D: Sulla stampa italiana lei è stato raffigurato come un rifugiato.
R: “Non sono un rifugiato. Mi sono trasferito in Svezia circa dieci anni fa. Avevo un’azienda, dopo essere uscito dalla mia azienda ho iniziato la attività di attivista in Libia a tempo pieno, nel 2021.”
D: Sul Giornale viene scritto che lei ha rivelato le identità di quattro membri dei servizi segreti italiani.
R: “No, io ho pubblicato il passaporto di un solo individuo, il 25 gennaio. E ho altri quattro passaporti. Ho condiviso questi passaporti con delle persone che so essere collegate con gli italiani per verificarli, ma non li ho pubblicati.”
D: Nell’articolo l’hanno anche accusata di avere una relazione particolare con il miliardario libico Isma’il al-Shtawy e di avere avuto un ruolo nello smistamento in Europa dei feriti libici della rivolta anti-Gheddafi tra il 2012 e il 2013.
R: “Il fatto che io sia coinvolto, come si dice, nella questione dei feriti è falso. Non ho mai lavorato in qualsiasi altra cosa legata a questo ambito nel 2012 o nella mia vita. Con Isma’il al-Shtawy non ho nessun rapporto speciale. È la prima volta che mi viene detta questa cosa. L’ho intervistato una volta sulla piattaforma Clubhouse, e per altro ero contro di lui. Ma l’episodio è disponibile anche su Youtube.”
D: C’è qualcosa che vuole aggiungere dopo tutta questa vicenda?
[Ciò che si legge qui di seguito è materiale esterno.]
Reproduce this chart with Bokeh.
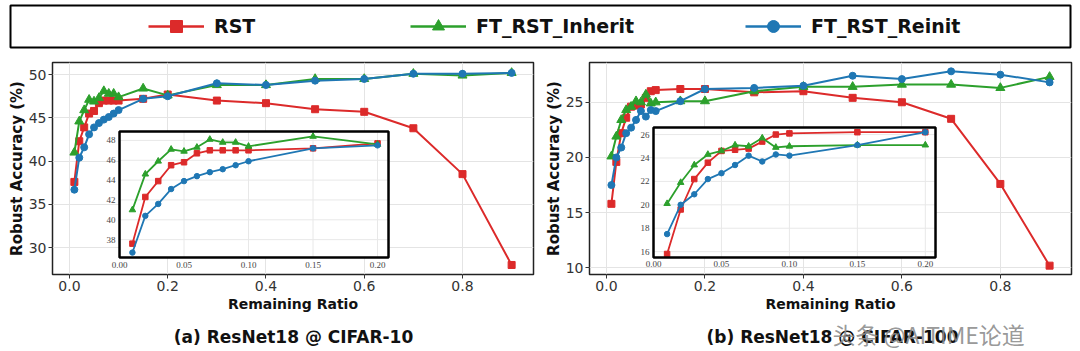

R: “Sì, questa è però una mia opinione: tanti italiani sono contro il fenomeno migratorio, ma quello che la Meloni sta cercando di fare e che stanno facendo in questo momento non aiuta. Avere a che fare con i criminali, gli assassini, in Libia, non aiuterà a fermare l’ondata. In realtà, credo di poter fornire alcuni numeri che dimostrano il contrario. Quelle persone stanno ricevendo i soldi e costruiranno infrastrutture più complesse per aumentare il traffico degli esseri umani. In un modo o nell’altro l’Italia è coinvolta nelle violazioni dei diritti umani.”